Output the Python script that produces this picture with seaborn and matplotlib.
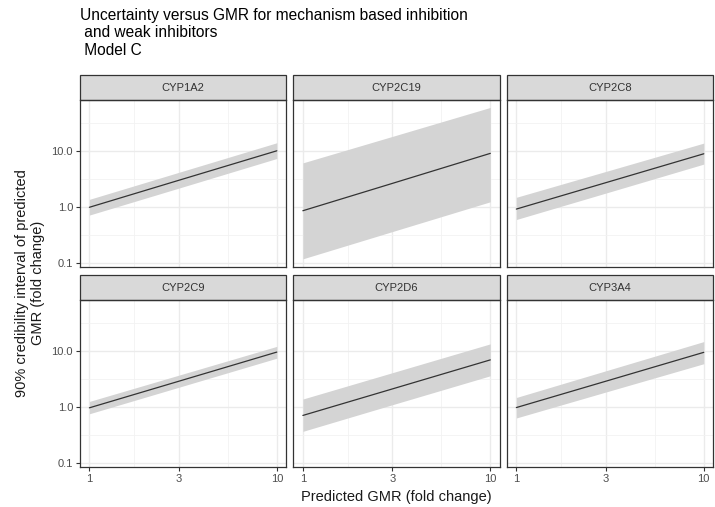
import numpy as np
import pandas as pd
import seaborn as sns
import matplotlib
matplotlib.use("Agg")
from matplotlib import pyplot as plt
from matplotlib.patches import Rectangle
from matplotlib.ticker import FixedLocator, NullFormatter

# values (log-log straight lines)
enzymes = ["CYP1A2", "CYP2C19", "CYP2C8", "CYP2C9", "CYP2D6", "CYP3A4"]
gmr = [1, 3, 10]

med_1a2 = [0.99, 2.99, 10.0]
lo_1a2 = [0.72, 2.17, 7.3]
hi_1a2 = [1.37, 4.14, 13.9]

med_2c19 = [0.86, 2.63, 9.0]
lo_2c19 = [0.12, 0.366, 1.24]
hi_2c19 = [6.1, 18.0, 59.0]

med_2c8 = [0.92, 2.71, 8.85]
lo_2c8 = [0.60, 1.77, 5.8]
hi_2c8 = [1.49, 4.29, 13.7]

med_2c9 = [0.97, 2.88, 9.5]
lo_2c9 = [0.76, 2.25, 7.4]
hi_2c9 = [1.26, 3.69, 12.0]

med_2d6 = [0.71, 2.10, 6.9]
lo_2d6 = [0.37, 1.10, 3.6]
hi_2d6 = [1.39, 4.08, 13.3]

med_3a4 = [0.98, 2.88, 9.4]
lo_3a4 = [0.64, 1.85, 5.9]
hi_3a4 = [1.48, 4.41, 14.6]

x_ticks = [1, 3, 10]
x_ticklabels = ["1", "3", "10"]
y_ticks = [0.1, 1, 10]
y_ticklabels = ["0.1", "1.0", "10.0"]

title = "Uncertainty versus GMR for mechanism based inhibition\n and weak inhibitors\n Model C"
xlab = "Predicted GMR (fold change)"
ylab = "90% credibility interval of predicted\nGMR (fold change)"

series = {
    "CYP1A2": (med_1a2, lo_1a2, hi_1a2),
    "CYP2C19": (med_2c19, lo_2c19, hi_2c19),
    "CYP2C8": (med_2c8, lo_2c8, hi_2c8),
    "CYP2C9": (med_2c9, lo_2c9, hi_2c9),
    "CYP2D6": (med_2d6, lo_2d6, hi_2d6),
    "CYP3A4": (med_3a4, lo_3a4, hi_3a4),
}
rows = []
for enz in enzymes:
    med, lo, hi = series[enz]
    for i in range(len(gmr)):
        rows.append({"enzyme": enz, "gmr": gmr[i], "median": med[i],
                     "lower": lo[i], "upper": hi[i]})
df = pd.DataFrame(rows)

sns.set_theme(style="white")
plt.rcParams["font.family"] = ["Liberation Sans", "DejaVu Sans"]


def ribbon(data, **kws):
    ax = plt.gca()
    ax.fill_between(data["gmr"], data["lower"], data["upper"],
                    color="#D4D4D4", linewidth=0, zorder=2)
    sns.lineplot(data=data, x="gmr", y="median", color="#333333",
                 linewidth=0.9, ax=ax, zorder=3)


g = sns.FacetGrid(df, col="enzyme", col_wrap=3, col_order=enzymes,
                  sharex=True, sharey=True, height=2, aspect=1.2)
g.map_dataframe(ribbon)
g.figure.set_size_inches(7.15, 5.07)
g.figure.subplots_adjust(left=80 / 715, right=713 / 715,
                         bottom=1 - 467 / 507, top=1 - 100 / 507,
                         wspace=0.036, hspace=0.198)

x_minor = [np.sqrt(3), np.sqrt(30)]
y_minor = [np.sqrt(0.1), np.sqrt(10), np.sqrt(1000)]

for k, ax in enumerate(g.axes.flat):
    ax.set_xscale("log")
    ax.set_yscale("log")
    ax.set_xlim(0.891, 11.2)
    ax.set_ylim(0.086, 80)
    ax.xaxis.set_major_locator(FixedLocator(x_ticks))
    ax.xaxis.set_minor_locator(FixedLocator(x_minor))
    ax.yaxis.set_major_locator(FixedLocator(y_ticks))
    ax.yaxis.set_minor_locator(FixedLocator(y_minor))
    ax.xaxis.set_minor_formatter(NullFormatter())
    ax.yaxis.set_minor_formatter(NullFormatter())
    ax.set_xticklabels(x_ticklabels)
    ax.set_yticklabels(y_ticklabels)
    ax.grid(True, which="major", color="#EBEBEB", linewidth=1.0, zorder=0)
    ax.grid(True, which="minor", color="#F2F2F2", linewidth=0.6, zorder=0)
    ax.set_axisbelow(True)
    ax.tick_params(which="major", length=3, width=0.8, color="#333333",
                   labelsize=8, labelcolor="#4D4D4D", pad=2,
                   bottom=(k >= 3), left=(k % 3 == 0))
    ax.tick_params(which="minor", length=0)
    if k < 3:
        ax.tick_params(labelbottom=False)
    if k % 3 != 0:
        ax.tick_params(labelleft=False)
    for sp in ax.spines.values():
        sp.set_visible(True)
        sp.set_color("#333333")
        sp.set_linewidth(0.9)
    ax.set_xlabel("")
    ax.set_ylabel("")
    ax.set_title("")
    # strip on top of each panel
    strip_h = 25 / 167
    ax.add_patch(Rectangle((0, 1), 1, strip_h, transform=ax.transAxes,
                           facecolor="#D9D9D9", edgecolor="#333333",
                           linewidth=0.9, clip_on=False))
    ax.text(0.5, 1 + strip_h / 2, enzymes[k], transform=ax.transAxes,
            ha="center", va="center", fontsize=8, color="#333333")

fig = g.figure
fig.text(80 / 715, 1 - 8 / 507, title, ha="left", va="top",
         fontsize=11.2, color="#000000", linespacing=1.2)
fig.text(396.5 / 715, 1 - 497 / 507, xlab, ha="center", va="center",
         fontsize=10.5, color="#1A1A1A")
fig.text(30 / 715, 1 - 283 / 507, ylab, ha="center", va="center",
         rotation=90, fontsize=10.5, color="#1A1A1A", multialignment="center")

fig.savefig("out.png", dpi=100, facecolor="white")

# WHAT YOU NEED TO DO:
Images should not appear in the copy; retype the listing above exactly.

# PROBLEM SOLUTION:
Output the Python script that produces this picture with seaborn and matplotlib.
import numpy as np
import pandas as pd
import seaborn as sns
import matplotlib
matplotlib.use("Agg")
from matplotlib import pyplot as plt
from matplotlib.patches import Rectangle
from matplotlib.ticker import FixedLocator, NullFormatter

# values (log-log straight lines)
enzymes = ["CYP1A2", "CYP2C19", "CYP2C8", "CYP2C9", "CYP2D6", "CYP3A4"]
gmr = [1, 3, 10]

med_1a2 = [0.99, 2.99, 10.0]
lo_1a2 = [0.72, 2.17, 7.3]
hi_1a2 = [1.37, 4.14, 13.9]

med_2c19 = [0.86, 2.63, 9.0]
lo_2c19 = [0.12, 0.366, 1.24]
hi_2c19 = [6.1, 18.0, 59.0]

med_2c8 = [0.92, 2.71, 8.85]
lo_2c8 = [0.60, 1.77, 5.8]
hi_2c8 = [1.49, 4.29, 13.7]

med_2c9 = [0.97, 2.88, 9.5]
lo_2c9 = [0.76, 2.25, 7.4]
hi_2c9 = [1.26, 3.69, 12.0]

med_2d6 = [0.71, 2.10, 6.9]
lo_2d6 = [0.37, 1.10, 3.6]
hi_2d6 = [1.39, 4.08, 13.3]

med_3a4 = [0.98, 2.88, 9.4]
lo_3a4 = [0.64, 1.85, 5.9]
hi_3a4 = [1.48, 4.41, 14.6]

x_ticks = [1, 3, 10]
x_ticklabels = ["1", "3", "10"]
y_ticks = [0.1, 1, 10]
y_ticklabels = ["0.1", "1.0", "10.0"]

title = "Uncertainty versus GMR for mechanism based inhibition\n and weak inhibitors\n Model C"
xlab = "Predicted GMR (fold change)"
ylab = "90% credibility interval of predicted\nGMR (fold change)"

series = {
    "CYP1A2": (med_1a2, lo_1a2, hi_1a2),
    "CYP2C19": (med_2c19, lo_2c19, hi_2c19),
    "CYP2C8": (med_2c8, lo_2c8, hi_2c8),
    "CYP2C9": (med_2c9, lo_2c9, hi_2c9),
    "CYP2D6": (med_2d6, lo_2d6, hi_2d6),
    "CYP3A4": (med_3a4, lo_3a4, hi_3a4),
}
rows = []
for enz in enzymes:
    med, lo, hi = series[enz]
    for i in range(len(gmr)):
        rows.append({"enzyme": enz, "gmr": gmr[i], "median": med[i],
                     "lower": lo[i], "upper": hi[i]})
df = pd.DataFrame(rows)

sns.set_theme(style="white")
plt.rcParams["font.family"] = ["Liberation Sans", "DejaVu Sans"]


def ribbon(data, **kws):
    ax = plt.gca()
    ax.fill_between(data["gmr"], data["lower"], data["upper"],
                    color="#D4D4D4", linewidth=0, zorder=2)
    sns.lineplot(data=data, x="gmr", y="median", color="#333333",
                 linewidth=0.9, ax=ax, zorder=3)


g = sns.FacetGrid(df, col="enzyme", col_wrap=3, col_order=enzymes,
                  sharex=True, sharey=True, height=2, aspect=1.2)
g.map_dataframe(ribbon)
g.figure.set_size_inches(7.15, 5.07)
g.figure.subplots_adjust(left=80 / 715, right=713 / 715,
                         bottom=1 - 467 / 507, top=1 - 100 / 507,
                         wspace=0.036, hspace=0.198)

x_minor = [np.sqrt(3), np.sqrt(30)]
y_minor = [np.sqrt(0.1), np.sqrt(10), np.sqrt(1000)]

for k, ax in enumerate(g.axes.flat):
    ax.set_xscale("log")
    ax.set_yscale("log")
    ax.set_xlim(0.891, 11.2)
    ax.set_ylim(0.086, 80)
    ax.xaxis.set_major_locator(FixedLocator(x_ticks))
    ax.xaxis.set_minor_locator(FixedLocator(x_minor))
    ax.yaxis.set_major_locator(FixedLocator(y_ticks))
    ax.yaxis.set_minor_locator(FixedLocator(y_minor))
    ax.xaxis.set_minor_formatter(NullFormatter())
    ax.yaxis.set_minor_formatter(NullFormatter())
    ax.set_xticklabels(x_ticklabels)
    ax.set_yticklabels(y_ticklabels)
    ax.grid(True, which="major", color="#EBEBEB", linewidth=1.0, zorder=0)
    ax.grid(True, which="minor", color="#F2F2F2", linewidth=0.6, zorder=0)
    ax.set_axisbelow(True)
    ax.tick_params(which="major", length=3, width=0.8, color="#333333",
                   labelsize=8, labelcolor="#4D4D4D", pad=2,
                   bottom=(k >= 3), left=(k % 3 == 0))
    ax.tick_params(which="minor", length=0)
    if k < 3:
        ax.tick_params(labelbottom=False)
    if k % 3 != 0:
        ax.tick_params(labelleft=False)
    for sp in ax.spines.values():
        sp.set_visible(True)
        sp.set_color("#333333")
        sp.set_linewidth(0.9)
    ax.set_xlabel("")
    ax.set_ylabel("")
    ax.set_title("")
    # strip on top of each panel
    strip_h = 25 / 167
    ax.add_patch(Rectangle((0, 1), 1, strip_h, transform=ax.transAxes,
                           facecolor="#D9D9D9", edgecolor="#333333",
                           linewidth=0.9, clip_on=False))
    ax.text(0.5, 1 + strip_h / 2, enzymes[k], transform=ax.transAxes,
            ha="center", va="center", fontsize=8, color="#333333")

fig = g.figure
fig.text(80 / 715, 1 - 8 / 507, title, ha="left", va="top",
         fontsize=11.2, color="#000000", linespacing=1.2)
fig.text(396.5 / 715, 1 - 497 / 507, xlab, ha="center", va="center",
         fontsize=10.5, color="#1A1A1A")
fig.text(30 / 715, 1 - 283 / 507, ylab, ha="center", va="center",
         rotation=90, fontsize=10.5, color="#1A1A1A", multialignment="center")

fig.savefig("out.png", dpi=100, facecolor="white")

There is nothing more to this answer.